More recently, Marcelo and Dani Carvajal have been pivotal in helping Real Madrid renew their European dominance. At the peak of their powers, Barcelona had Dani Alves as their right-back, with the likes of Eric Abidal and Jordi Alba on the opposite side. It was in fact Alves’ ability down the right that allowed Lionel Messi to drift into a more central role and score countless goals. It is hardly surprising then that since Alves’ departure, Barcelona have struggled to plug that gap down the right.
This season though, things seem to be changing. European clubs have finally showed a willingness to splurge on wing backs. Manchester City of the Premier League, the club which spent the most this season in the transfer window, paid €138 million (around Rs1,065 crore) for three fullbacks—left back Benjamin Mendy (€57.5 million from Monaco), right back Kyle Walker (€51 million from Tottenham Hotspur), and a defender who can play on either side of the backline, Danilo (€30 million from Real Madrid). Spanish club Barcelona got Nelson Semedo from Benfica and Real got Theo Hernandez from Atlético Madrid—both costing their clubs €30 million each. English champions Chelsea swooped for Davide Zappacosta for €25 million and even Tottenham Hotspur spent €25 million to get Serge Aurier from Paris Saint-Germain.
But there is more to the wing backs than just the eye-popping fee they are attracting. There is a systematic change in football which is appreciating their attacking skills as coaches and managers adopt various formations utilizing three centre-backs. Pep Guardiola (Manchester City) and Antonio Conte (Chelsea) brought it from foreign shores to England where it’s been used with varying degrees of success. Teams in Germany (Hoffenheim and Borussia Dortmund), Italy (Lazio, Juventus, Fiorentina), Spain (Sevilla) and even France (Nice) have used this system graciously.
No wonder then that the wing backs’ stock has risen suddenly. Chelsea coach Conte was so desperate for another fullback that he was willing to pay €70 million for Juventus’ Alex Sandro—a bid which was rejected by the Italian club. Juventus’ pair of Alves and Sandro created 14 and scored 10 goals in a combined effort to take the Italians to the Champions League final last season. Out of the 24 assists from crosses in Real Madrid’s 2016-17 season, 14 came from wing backs. Spurs’ Walker (now at Manchester City) and Danny Rose created 10 goals and Monaco’s Djibril Sidibe and Mendy created 19 goals. Their potential has come to the fore with vital strikes this season—Chelsea’s Marcos Alonso scored a double against Spurs at Wembley in the second match of the Premier League. Alves scored against Bayern Munich in the Champions League and Bayern’s Joshua Kimmich has notched a staggering six assists in 11 appearances across all competitions. Barcelona’s Alba has four assists in six La Liga matches. Wing backs are making a big attacking difference in Europe.

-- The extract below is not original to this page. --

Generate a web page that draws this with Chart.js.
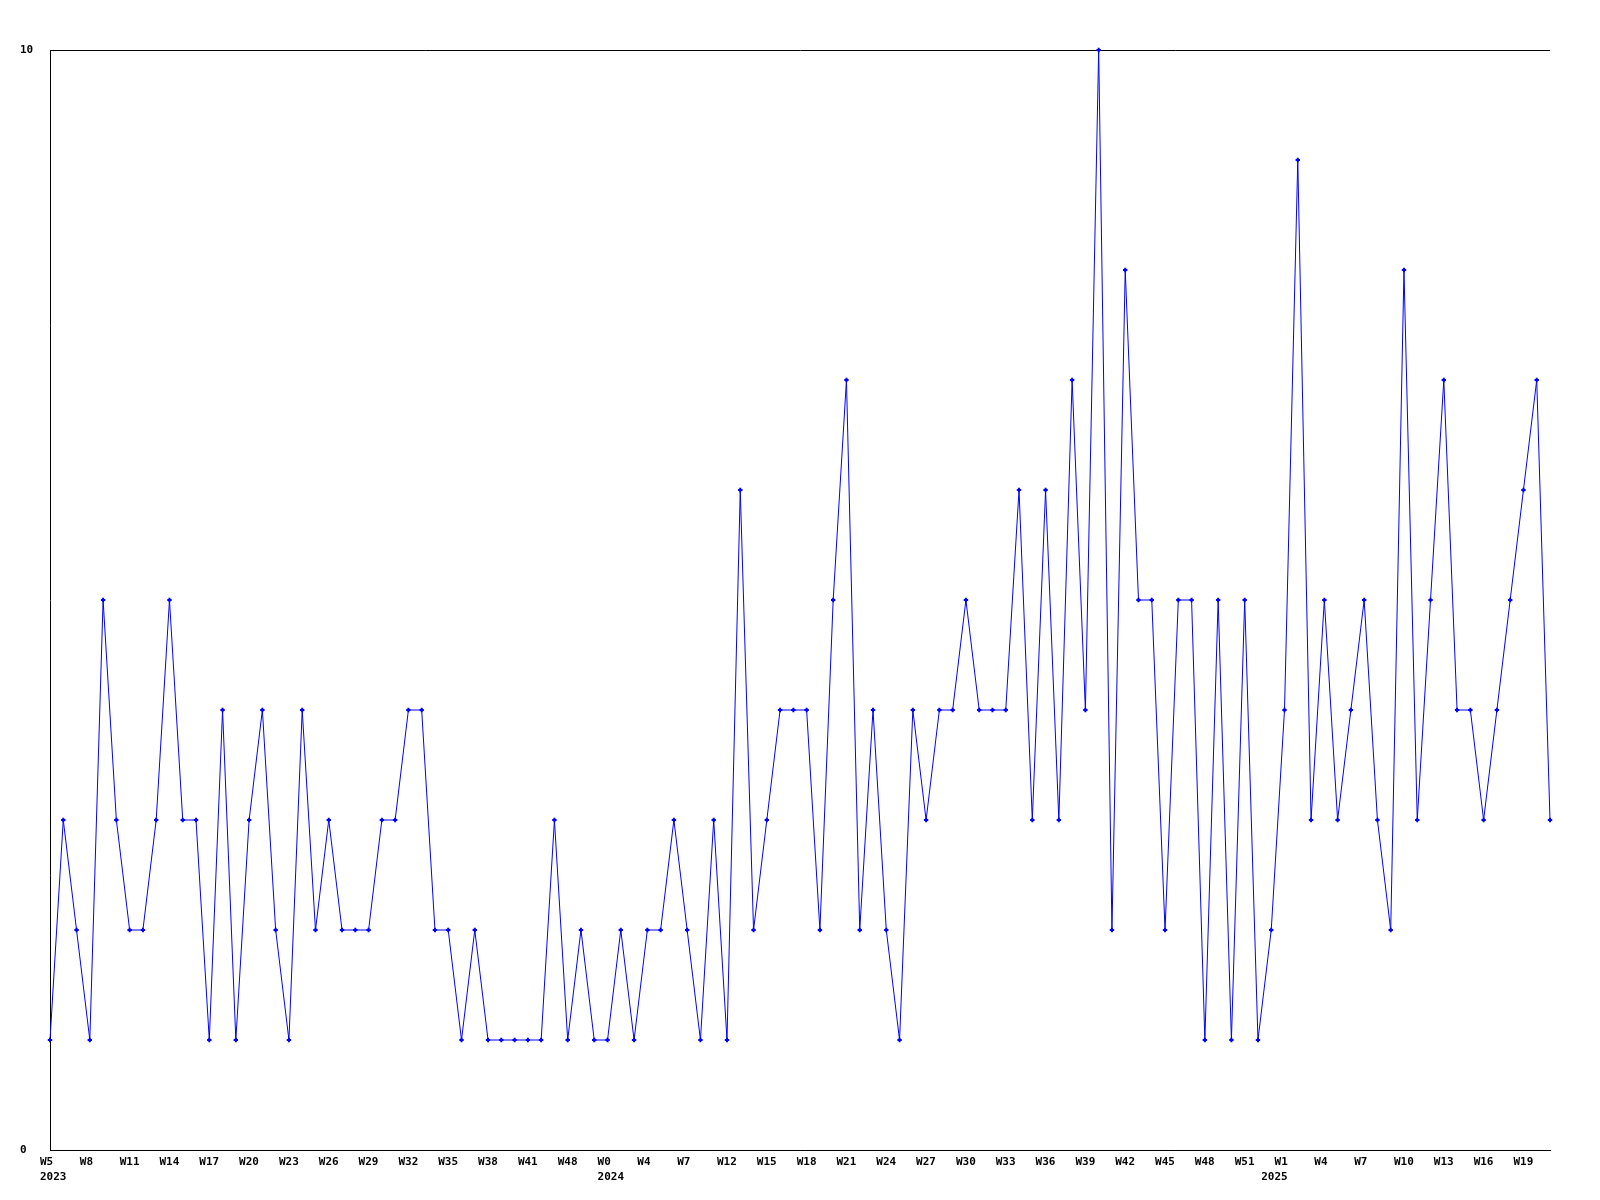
<!DOCTYPE html>
<html>
<head>
<meta charset="utf-8">
<script src="https://cdn.jsdelivr.net/npm/chart.js@4/dist/chart.umd.min.js"></script>
<style>
  html, body { margin: 0; padding: 0; background: #ffffff; }
  #wrap { width: 1600px; height: 1200px; }
</style>
</head>
<body>
<div id="wrap"><canvas id="c" width="1600" height="1200"></canvas></div>
<script>
// ---- data ----
const values = [
  1,3,2,1,5,3,2,2,3,5,3,3,1,4,1,3,4,2,1,4,
  2,3,2,2,2,3,3,4,4,2,2,1,2,1,1,1,1,1,3,1,
  2,1,1,2,1,2,2,3,2,1,3,1,6,2,3,4,4,4,2,5,
  7,2,4,2,1,4,3,4,4,5,4,4,4,6,3,6,3,7,4,10,
  2,8,5,5,2,5,5,1,5,1,5,1,2,4,9,3,5,3,4,5,
  3,2,8,3,5,7,4,4,3,4,5,6,7,3
];
// week tick labels, one every third point
const weekLabels = [
  'W5','W8','W11','W14','W17','W20','W23','W26','W29','W32',
  'W35','W38','W41','W48','W0','W4','W7','W12','W15','W18',
  'W21','W24','W27','W30','W33','W36','W39','W42','W45','W48',
  'W51','W1','W4','W7','W10','W13','W16','W19'
];
const weekEvery = 3;
// year labels and the point index they sit under
const yearLabels = ['2023', '2024', '2025'];
const yearAt = [0, 42, 92];
const yTicks = [0, 10];

// ---- build ----
const points = values.map((v, i) => ({ x: i, y: v }));
const tickMap = new Map();
weekLabels.forEach((w, k) => tickMap.set(k * weekEvery, [w]));
yearLabels.forEach((yr, j) => {
  const at = yearAt[j];
  const cur = tickMap.get(at);
  if (cur) cur.push(yr); else tickMap.set(at, ['', yr]);
});
const tickValues = Array.from(tickMap.keys()).sort((a, b) => a - b);

const font = { family: 'DejaVu Sans Mono', size: 11, weight: 'bold', lineHeight: 1.35 };

new Chart(document.getElementById('c'), {
  type: 'line',
  data: {
    datasets: [{
      data: points,
      borderColor: '#0000ff',
      backgroundColor: '#0000ff',
      borderWidth: 1,
      tension: 0,
      fill: false,
      pointStyle: 'cross',
      pointRadius: 2.2,
      pointBorderWidth: 2,
      pointBorderColor: '#0000ff',
      clip: false
    }]
  },
  options: {
    responsive: false,
    animation: false,
    devicePixelRatio: 1,
    layout: { padding: { left: 20, top: 50, right: 50, bottom: 0 } },
    plugins: { legend: { display: false }, tooltip: { enabled: false } },
    scales: {
      x: {
        type: 'linear',
        min: 0,
        max: values.length - 1,
        afterBuildTicks: (s) => { s.ticks = tickValues.map(v => ({ value: v })); },
        afterFit: (s) => { s.height = 50; },
        grid: { display: false, drawTicks: false },
        border: { display: true, color: '#000000', width: 1 },
        ticks: {
          autoSkip: false,
          maxRotation: 0,
          minRotation: 0,
          align: 'start',
          labelOffset: -10,
          padding: 5,
          color: '#000000',
          font: font,
          callback: (v) => tickMap.get(v) || ''
        }
      },
      y: {
        min: 0,
        max: 10,
        afterBuildTicks: (s) => { s.ticks = yTicks.map(v => ({ value: v })); },
        afterFit: (s) => { s.width = 30; },
        grid: { display: true, color: '#000000', lineWidth: 1, drawTicks: false },
        border: { display: true, color: '#000000', width: 1 },
        ticks: {
          crossAlign: 'far',
          padding: 0,
          color: '#000000',
          font: font
        }
      }
    }
  }
});
</script>
</body>
</html>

Forwards and attacking midfielders will continue to take the plaudits—because there’s nothing more glamorous in football than scoring goals. But it is worth remembering England legend Jack Charlton’s observation in 1994 that the fullback is a team’s most important attacking tool. Judging by how they’re finally getting their due, there is no better time in football to become a right- or left-sided defender.